#### To do:
Repeat the lines below exactly as they appear, but leave out the images.

⁂

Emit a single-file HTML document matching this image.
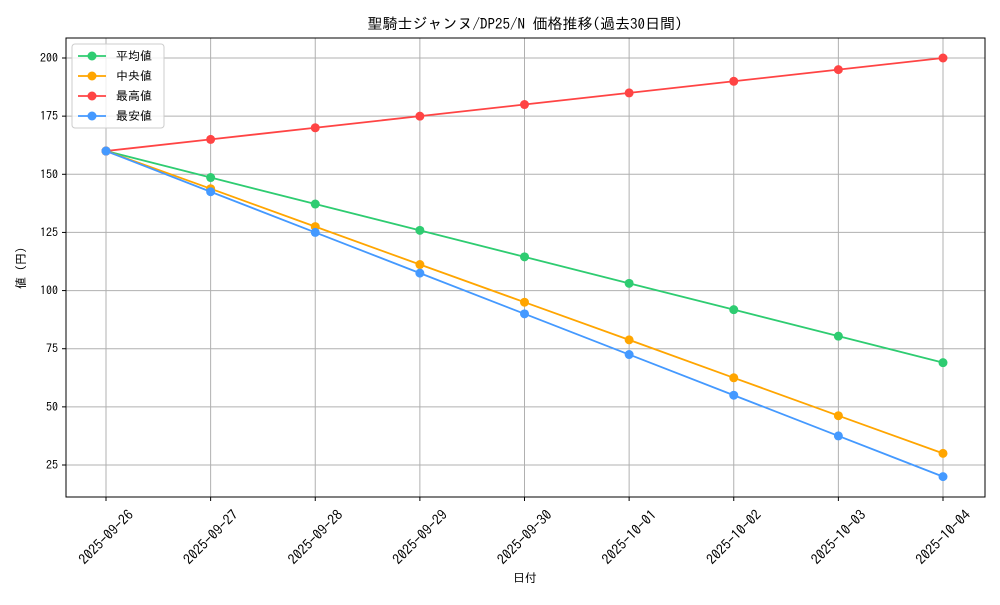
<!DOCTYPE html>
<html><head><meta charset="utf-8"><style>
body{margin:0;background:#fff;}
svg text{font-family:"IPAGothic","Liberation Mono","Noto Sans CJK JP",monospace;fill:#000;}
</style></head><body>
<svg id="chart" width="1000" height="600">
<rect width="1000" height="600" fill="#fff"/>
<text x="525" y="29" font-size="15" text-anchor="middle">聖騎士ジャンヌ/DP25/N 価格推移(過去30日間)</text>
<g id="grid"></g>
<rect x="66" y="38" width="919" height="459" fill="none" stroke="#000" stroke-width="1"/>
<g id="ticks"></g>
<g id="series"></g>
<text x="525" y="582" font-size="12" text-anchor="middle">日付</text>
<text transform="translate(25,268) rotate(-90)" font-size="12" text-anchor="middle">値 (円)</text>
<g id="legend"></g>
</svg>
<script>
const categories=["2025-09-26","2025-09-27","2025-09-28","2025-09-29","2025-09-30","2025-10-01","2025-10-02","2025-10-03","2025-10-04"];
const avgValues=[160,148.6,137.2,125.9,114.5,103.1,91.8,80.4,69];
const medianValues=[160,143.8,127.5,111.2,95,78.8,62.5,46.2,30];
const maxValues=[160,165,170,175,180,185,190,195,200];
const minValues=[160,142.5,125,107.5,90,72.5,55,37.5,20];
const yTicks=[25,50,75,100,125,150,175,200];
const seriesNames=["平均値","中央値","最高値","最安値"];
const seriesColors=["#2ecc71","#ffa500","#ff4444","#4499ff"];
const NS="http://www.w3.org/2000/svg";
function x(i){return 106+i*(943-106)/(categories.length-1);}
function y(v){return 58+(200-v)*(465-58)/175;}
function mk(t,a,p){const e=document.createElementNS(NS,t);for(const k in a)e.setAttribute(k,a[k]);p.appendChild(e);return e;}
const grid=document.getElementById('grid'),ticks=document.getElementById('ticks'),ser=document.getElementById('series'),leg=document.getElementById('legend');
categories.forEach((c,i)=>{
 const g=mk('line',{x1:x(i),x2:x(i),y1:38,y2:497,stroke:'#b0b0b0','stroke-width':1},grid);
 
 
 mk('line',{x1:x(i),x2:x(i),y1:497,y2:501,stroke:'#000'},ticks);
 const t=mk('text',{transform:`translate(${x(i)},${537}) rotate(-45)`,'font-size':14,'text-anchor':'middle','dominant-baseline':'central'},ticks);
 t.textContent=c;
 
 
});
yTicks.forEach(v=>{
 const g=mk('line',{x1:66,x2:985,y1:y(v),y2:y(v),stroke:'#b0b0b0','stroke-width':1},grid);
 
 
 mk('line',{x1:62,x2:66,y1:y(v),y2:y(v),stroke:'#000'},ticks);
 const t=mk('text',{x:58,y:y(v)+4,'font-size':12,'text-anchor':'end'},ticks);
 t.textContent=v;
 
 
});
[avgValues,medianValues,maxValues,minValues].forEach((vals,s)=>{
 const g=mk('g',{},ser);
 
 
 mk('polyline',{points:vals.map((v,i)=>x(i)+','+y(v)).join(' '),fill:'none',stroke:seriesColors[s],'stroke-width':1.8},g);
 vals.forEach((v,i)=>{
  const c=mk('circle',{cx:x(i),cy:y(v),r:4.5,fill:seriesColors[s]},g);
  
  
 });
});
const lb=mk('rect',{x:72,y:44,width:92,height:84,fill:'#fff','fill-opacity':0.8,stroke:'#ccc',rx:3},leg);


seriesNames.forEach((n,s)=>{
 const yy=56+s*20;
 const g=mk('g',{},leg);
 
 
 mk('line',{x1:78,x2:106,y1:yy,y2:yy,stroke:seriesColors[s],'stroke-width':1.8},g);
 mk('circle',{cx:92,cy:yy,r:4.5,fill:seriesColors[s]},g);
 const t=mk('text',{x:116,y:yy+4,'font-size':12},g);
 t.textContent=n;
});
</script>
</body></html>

⁂

#### Task response:
Emit a single-file HTML document matching this image.
<!DOCTYPE html>
<html><head><meta charset="utf-8"><style>
body{margin:0;background:#fff;}
svg text{font-family:"IPAGothic","Liberation Mono","Noto Sans CJK JP",monospace;fill:#000;}
</style></head><body>
<svg id="chart" width="1000" height="600">
<rect width="1000" height="600" fill="#fff"/>
<text x="525" y="29" font-size="15" text-anchor="middle">聖騎士ジャンヌ/DP25/N 価格推移(過去30日間)</text>
<g id="grid"></g>
<rect x="66" y="38" width="919" height="459" fill="none" stroke="#000" stroke-width="1"/>
<g id="ticks"></g>
<g id="series"></g>
<text x="525" y="582" font-size="12" text-anchor="middle">日付</text>
<text transform="translate(25,268) rotate(-90)" font-size="12" text-anchor="middle">値 (円)</text>
<g id="legend"></g>
</svg>
<script>
const categories=["2025-09-26","2025-09-27","2025-09-28","2025-09-29","2025-09-30","2025-10-01","2025-10-02","2025-10-03","2025-10-04"];
const avgValues=[160,148.6,137.2,125.9,114.5,103.1,91.8,80.4,69];
const medianValues=[160,143.8,127.5,111.2,95,78.8,62.5,46.2,30];
const maxValues=[160,165,170,175,180,185,190,195,200];
const minValues=[160,142.5,125,107.5,90,72.5,55,37.5,20];
const yTicks=[25,50,75,100,125,150,175,200];
const seriesNames=["平均値","中央値","最高値","最安値"];
const seriesColors=["#2ecc71","#ffa500","#ff4444","#4499ff"];
const NS="http://www.w3.org/2000/svg";
function x(i){return 106+i*(943-106)/(categories.length-1);}
function y(v){return 58+(200-v)*(465-58)/175;}
function mk(t,a,p){const e=document.createElementNS(NS,t);for(const k in a)e.setAttribute(k,a[k]);p.appendChild(e);return e;}
const grid=document.getElementById('grid'),ticks=document.getElementById('ticks'),ser=document.getElementById('series'),leg=document.getElementById('legend');
categories.forEach((c,i)=>{
 const g=mk('line',{x1:x(i),x2:x(i),y1:38,y2:497,stroke:'#b0b0b0','stroke-width':1},grid);
 
 
 mk('line',{x1:x(i),x2:x(i),y1:497,y2:501,stroke:'#000'},ticks);
 const t=mk('text',{transform:`translate(${x(i)},${537}) rotate(-45)`,'font-size':14,'text-anchor':'middle','dominant-baseline':'central'},ticks);
 t.textContent=c;
 
 
});
yTicks.forEach(v=>{
 const g=mk('line',{x1:66,x2:985,y1:y(v),y2:y(v),stroke:'#b0b0b0','stroke-width':1},grid);
 
 
 mk('line',{x1:62,x2:66,y1:y(v),y2:y(v),stroke:'#000'},ticks);
 const t=mk('text',{x:58,y:y(v)+4,'font-size':12,'text-anchor':'end'},ticks);
 t.textContent=v;
 
 
});
[avgValues,medianValues,maxValues,minValues].forEach((vals,s)=>{
 const g=mk('g',{},ser);
 
 
 mk('polyline',{points:vals.map((v,i)=>x(i)+','+y(v)).join(' '),fill:'none',stroke:seriesColors[s],'stroke-width':1.8},g);
 vals.forEach((v,i)=>{
  const c=mk('circle',{cx:x(i),cy:y(v),r:4.5,fill:seriesColors[s]},g);
  
  
 });
});
const lb=mk('rect',{x:72,y:44,width:92,height:84,fill:'#fff','fill-opacity':0.8,stroke:'#ccc',rx:3},leg);


seriesNames.forEach((n,s)=>{
 const yy=56+s*20;
 const g=mk('g',{},leg);
 
 
 mk('line',{x1:78,x2:106,y1:yy,y2:yy,stroke:seriesColors[s],'stroke-width':1.8},g);
 mk('circle',{cx:92,cy:yy,r:4.5,fill:seriesColors[s]},g);
 const t=mk('text',{x:116,y:yy+4,'font-size':12},g);
 t.textContent=n;
});
</script>
</body></html>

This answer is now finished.